THE BLOG
08/28/2013 12:21 pm ET | Updated Oct 28, 2013

The Bush Presidential Museum Has Erased the New Orleans Katrina Story

As the residents of New Orleans prepare to observe the Hurricane Katrina Anniversary, attention has been drawn to the newly opened George W. Bush Presidential Library and Museum in Dallas.

Specifically, there is consternation over how the gleaming structure -- which operates with $6 million of taxpayer support every year -- barely mentions any federal failures relating to New Orleans eight years ago.

The Museum, housed on the campus of Southern Methodist University, describes the federal response in the city of New Orleans as one of compassion and focuses mainly on the heroic rescues of the Coast Guard. It misses the first five days of terror and trauma before federal help arrived.

The exhibit does not examine the catastrophic failure of levees built by the Army Corps of Engineers; rather it only describes the new flood protection structures put in place since Katrina.

Regarding the flooding devastation in New Orleans, a graphic highlights that $121 billion of federal money was reinvested in the region.

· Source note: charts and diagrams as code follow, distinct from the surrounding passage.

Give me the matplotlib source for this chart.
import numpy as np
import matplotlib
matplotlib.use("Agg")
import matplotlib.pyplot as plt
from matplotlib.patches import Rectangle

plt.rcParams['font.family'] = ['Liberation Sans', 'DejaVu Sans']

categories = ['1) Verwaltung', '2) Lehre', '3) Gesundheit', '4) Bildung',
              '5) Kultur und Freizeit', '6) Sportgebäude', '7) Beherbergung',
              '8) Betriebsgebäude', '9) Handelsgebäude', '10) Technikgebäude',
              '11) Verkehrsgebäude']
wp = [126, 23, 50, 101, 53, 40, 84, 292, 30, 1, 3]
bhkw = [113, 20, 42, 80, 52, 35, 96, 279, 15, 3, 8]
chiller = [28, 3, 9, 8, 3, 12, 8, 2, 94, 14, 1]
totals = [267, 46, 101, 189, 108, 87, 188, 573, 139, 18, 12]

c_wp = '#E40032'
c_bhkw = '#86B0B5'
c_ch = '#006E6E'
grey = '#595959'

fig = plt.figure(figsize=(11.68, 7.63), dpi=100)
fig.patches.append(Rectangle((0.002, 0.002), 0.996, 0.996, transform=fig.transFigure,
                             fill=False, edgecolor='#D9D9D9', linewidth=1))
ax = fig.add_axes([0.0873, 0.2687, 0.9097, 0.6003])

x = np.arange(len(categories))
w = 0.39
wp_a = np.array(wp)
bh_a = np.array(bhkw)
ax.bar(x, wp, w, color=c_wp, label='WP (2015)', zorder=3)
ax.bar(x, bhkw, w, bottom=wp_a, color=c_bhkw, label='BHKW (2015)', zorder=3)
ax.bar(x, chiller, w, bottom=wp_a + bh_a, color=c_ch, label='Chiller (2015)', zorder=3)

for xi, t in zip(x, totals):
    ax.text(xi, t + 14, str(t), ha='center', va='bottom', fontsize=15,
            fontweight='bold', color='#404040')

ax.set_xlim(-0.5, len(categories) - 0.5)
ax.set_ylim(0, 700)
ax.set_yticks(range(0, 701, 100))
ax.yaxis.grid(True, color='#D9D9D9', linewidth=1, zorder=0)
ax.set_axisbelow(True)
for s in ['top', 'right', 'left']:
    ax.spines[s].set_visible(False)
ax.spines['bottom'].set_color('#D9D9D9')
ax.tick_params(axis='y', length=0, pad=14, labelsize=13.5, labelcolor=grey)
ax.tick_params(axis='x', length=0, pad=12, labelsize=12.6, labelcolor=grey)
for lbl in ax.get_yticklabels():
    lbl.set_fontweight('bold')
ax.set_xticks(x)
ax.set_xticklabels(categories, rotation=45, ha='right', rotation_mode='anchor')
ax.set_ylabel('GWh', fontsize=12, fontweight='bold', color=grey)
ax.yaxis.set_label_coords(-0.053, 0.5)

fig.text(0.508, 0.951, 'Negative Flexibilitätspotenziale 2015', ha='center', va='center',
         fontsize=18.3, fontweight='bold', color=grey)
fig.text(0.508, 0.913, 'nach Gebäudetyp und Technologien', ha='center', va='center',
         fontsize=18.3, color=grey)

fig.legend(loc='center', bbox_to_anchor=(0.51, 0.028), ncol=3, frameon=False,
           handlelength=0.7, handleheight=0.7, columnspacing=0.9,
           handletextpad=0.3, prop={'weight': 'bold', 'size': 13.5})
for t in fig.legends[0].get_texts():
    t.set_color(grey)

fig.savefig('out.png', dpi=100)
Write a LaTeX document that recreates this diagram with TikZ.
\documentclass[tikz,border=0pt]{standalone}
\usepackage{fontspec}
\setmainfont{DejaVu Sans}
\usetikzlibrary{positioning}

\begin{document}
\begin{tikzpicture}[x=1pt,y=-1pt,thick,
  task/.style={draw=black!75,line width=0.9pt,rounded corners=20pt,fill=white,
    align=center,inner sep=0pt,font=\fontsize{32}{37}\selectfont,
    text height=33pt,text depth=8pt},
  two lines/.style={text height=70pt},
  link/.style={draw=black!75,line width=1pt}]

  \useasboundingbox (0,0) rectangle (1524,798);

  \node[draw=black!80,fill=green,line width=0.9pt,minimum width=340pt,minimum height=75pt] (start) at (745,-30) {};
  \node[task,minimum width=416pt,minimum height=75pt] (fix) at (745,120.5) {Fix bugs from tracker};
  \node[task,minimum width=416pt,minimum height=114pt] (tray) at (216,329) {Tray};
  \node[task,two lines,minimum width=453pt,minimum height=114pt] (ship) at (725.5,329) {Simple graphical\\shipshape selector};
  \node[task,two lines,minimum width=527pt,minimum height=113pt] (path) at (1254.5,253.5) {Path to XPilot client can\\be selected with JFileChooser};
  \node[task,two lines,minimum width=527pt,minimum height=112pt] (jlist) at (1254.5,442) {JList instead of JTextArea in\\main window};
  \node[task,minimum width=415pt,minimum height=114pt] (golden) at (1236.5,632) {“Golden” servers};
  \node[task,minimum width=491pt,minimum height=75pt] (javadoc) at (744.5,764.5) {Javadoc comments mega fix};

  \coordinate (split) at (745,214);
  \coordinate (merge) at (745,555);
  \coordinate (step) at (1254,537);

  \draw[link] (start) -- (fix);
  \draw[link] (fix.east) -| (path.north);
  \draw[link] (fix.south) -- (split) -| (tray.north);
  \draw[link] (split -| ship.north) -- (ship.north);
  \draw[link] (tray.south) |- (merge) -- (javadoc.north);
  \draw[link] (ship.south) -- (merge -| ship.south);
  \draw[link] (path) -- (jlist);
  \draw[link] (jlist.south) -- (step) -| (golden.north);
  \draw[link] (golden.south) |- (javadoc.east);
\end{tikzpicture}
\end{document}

However, it does not delineate that the money was relief for three different storms (Katrina, Rita, and Wilma) and divided among five states (Texas, Louisiana, Mississippi, Alabama, and Florida).

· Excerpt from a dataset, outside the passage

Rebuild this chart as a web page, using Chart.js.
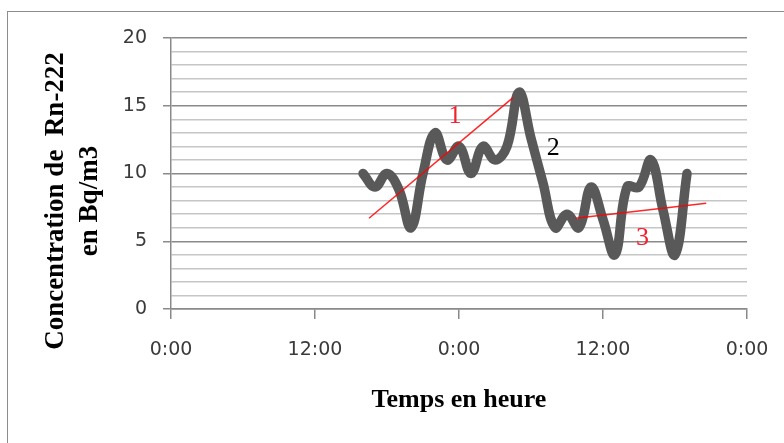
<!DOCTYPE html>
<html>
<head>
<meta charset="utf-8">
<script src="https://cdn.jsdelivr.net/npm/chart.js@4.4.1/dist/chart.umd.min.js"></script>
<style>
  html, body { margin: 0; background: #fff; }
  #frame { position: absolute; left: 7px; top: 11px; width: 820px; height: 520px; border: 1px solid #8c8c8c; }
  #chart { position: absolute; left: 0; top: 0; }
</style>
</head>
<body>
<div id="frame"></div>
<canvas id="chart" width="784" height="443"></canvas>
<script>
// hours since the first midnight, radon in Bq/m3
const hours = [16, 17, 18, 19, 20, 21, 22, 23, 24, 25, 26, 27, 28, 29,
  30, 31, 32, 33, 34, 35, 36, 37, 38, 39, 40, 41, 42, 43];
const radon = [10, 9, 10, 8.8, 6, 10, 13, 11, 12, 10, 12, 11, 12, 16,
  12.6, 9.3, 6, 7, 6, 9, 6.6, 4, 9, 9, 11, 7.3, 4, 10];

const trend1Hours = [16.5, 28.5];
const trend1Values = [6.7, 15.6];
const trend3Hours = [33.7, 44.6];
const trend3Values = [6.7, 7.8];

const labelText = ["1", "2", "3"];
const labelHours = [23.67, 31.86, 39.3];
const labelValues = [14.2, 11.87, 5.22];
const labelColors = ["#f0202c", "#000000", "#f0202c"];

const xTicks = [0, 12, 24, 36, 48];
const xTickLabels = ["0:00", "12:00", "0:00", "12:00", "0:00"];
const yTitleLines = ["Concentration de  Rn-222", "en Bq/m3"];
const xTitle = "Temps en heure";

const pts = (xs, ys) => xs.map((x, i) => ({ x, y: ys[i] }));

const major = "#8a8a8a";
const minor = "#c6c6c6";

const yTitlePlugin = {
  id: "yTitle",
  afterDraw(chart) {
    const ctx = chart.ctx;
    ctx.save();
    ctx.font = "bold 27px 'Liberation Serif'";
    ctx.fillStyle = "#000";
    ctx.textAlign = "center";
    ctx.textBaseline = "middle";
    yTitleLines.forEach((line, i) => {
      ctx.save();
      ctx.translate(56 + i * 34, 201);
      ctx.rotate(-Math.PI / 2);
      ctx.fillText(line, 0, 0);
      ctx.restore();
    });
    ctx.restore();
  },
};

const labelsPlugin = {
  id: "trendLabels",
  afterDatasetsDraw(chart) {
    const { ctx, scales } = chart;
    ctx.save();
    ctx.font = "26px 'Liberation Serif'";
    ctx.textAlign = "center";
    ctx.textBaseline = "middle";
    labelText.forEach((t, i) => {
      ctx.fillStyle = labelColors[i];
      ctx.fillText(t, scales.x.getPixelForValue(labelHours[i]), scales.y.getPixelForValue(labelValues[i]));
    });
    ctx.restore();
  },
};

new Chart(document.getElementById("chart"), {
  type: "scatter",
  data: {
    datasets: [
      {
        data: pts(trend1Hours, trend1Values),
        showLine: true,
        borderColor: "rgba(255,0,0,0.85)",
        borderWidth: 1.5,
        pointRadius: 0,
      },
      {
        data: pts(trend3Hours, trend3Values),
        showLine: true,
        borderColor: "rgba(255,0,0,0.85)",
        borderWidth: 1.5,
        pointRadius: 0,
      },
      {
        data: pts(hours, radon),
        showLine: true,
        borderColor: "#595959",
        borderWidth: 9.5,
        tension: 0.4,
        pointRadius: 0,
        borderCapStyle: "round",
        borderJoinStyle: "round",
      },
    ],
  },
  options: {
    responsive: false,
    animation: false,
    layout: { padding: { left: 0, top: 38, right: 37, bottom: 0 } },
    plugins: { legend: { display: false }, tooltip: { enabled: false } },
    scales: {
      x: {
        type: "linear",
        min: 0,
        max: 48,
        afterBuildTicks: (s) => { s.ticks = xTicks.map((v) => ({ value: v })); },
        afterFit: (s) => {
          s.height = 134;
          s.paddingLeft = 0;
          s.paddingRight = 0;
        },
        ticks: {
          padding: 20,
          color: "#3a3a3a",
          font: { family: "'DejaVu Sans'", size: 19 },
          callback: (v) => xTickLabels[xTicks.indexOf(v)],
        },
        grid: { drawOnChartArea: false, drawTicks: true, tickLength: 10, color: major, lineWidth: 1.5 },
        border: { color: major, width: 1.5 },
        title: {
          display: true,
          text: xTitle,
          color: "#000",
          font: { family: "'Liberation Serif'", size: 26, weight: "bold" },
          padding: { top: 0, bottom: 27 },
        },
      },
      y: {
        min: 0,
        max: 20,
        afterFit: (s) => { s.width = 171; },
        ticks: {
          stepSize: 1,
          autoSkip: false,
          padding: 16,
          color: "#3a3a3a",
          font: { family: "'DejaVu Sans'", size: 19 },
          callback: (v) => (v % 5 === 0 ? v : ""),
        },
        grid: {
          tickLength: 8,
          lineWidth: 1.5,
          color: (c) => (c.tick && c.tick.value % 5 === 0 ? major : minor),
          tickColor: (c) => (c.tick && c.tick.value % 5 === 0 ? major : "rgba(0,0,0,0)"),
        },
        border: { color: major, width: 1.5 },
      },
    },
  },
  plugins: [yTitlePlugin, labelsPlugin],
});
</script>
</body>
</html>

While President Bush is not personally responsible for the failure of the Army Corps' levees -- built over the course of decades -- they certainly failed under the president's watch. And Bush is clearly responsible for the disastrous failed federal response that led directly to much of the death.

Senate and House congressional investigators unanimously found that major failures by FEMA, in addition to overwhelmed city and state officials, are the reason why the city experienced the darkest days of its nearly 300-year history.

There is more. If you type the word 'Katrina' into the search box of the Bush Presidential Library website, nothing relating to New Orleans or deadly catastrophic flooding, comes up. If you visit the Photo Gallery page of the website, photo albums sport images for the cute White House canines and for Tee Ball on the front lawn, but Hurricane Katrina is noticeably absent.

It's one thing to rewrite history, but the people who created and constructed the Bush Presidential Library have erased it.

While it is true that the Library and Museum were built with private funds, it will be operated and maintained with taxpayer support. Therefore, there is an ethical duty to illustrate the vetted facts, and it is the curators who hold responsibility for this, since curators are technically the ones who create and manage the exhibits. Nonetheless, the entire hierarchy should be held accountable, from the Dean of the SMU library system, to the director of the Bush Library, to the Bush Library curatorial staff and to the National Archives and Records Administration who partner with the Bush Library.

Our group, Levees.org, has been working for several years to list two of the Katrina levee breach sites to the National Register of Historic Places. We can attest that the process is grueling in its requirements. The prestigious register holds paramount the veracity of documented evidence and nominations to the Register must undergo a long, rigorous review.

As stated last week by Dr. Alexandria Lord, the National Park Service is interested in both the good and bad in American history. But the Presidential Libraries appear to have a different standard.

They deserve better. They who survived the water, they who lost everything they had, and they who are still displaced from their homes eight years later.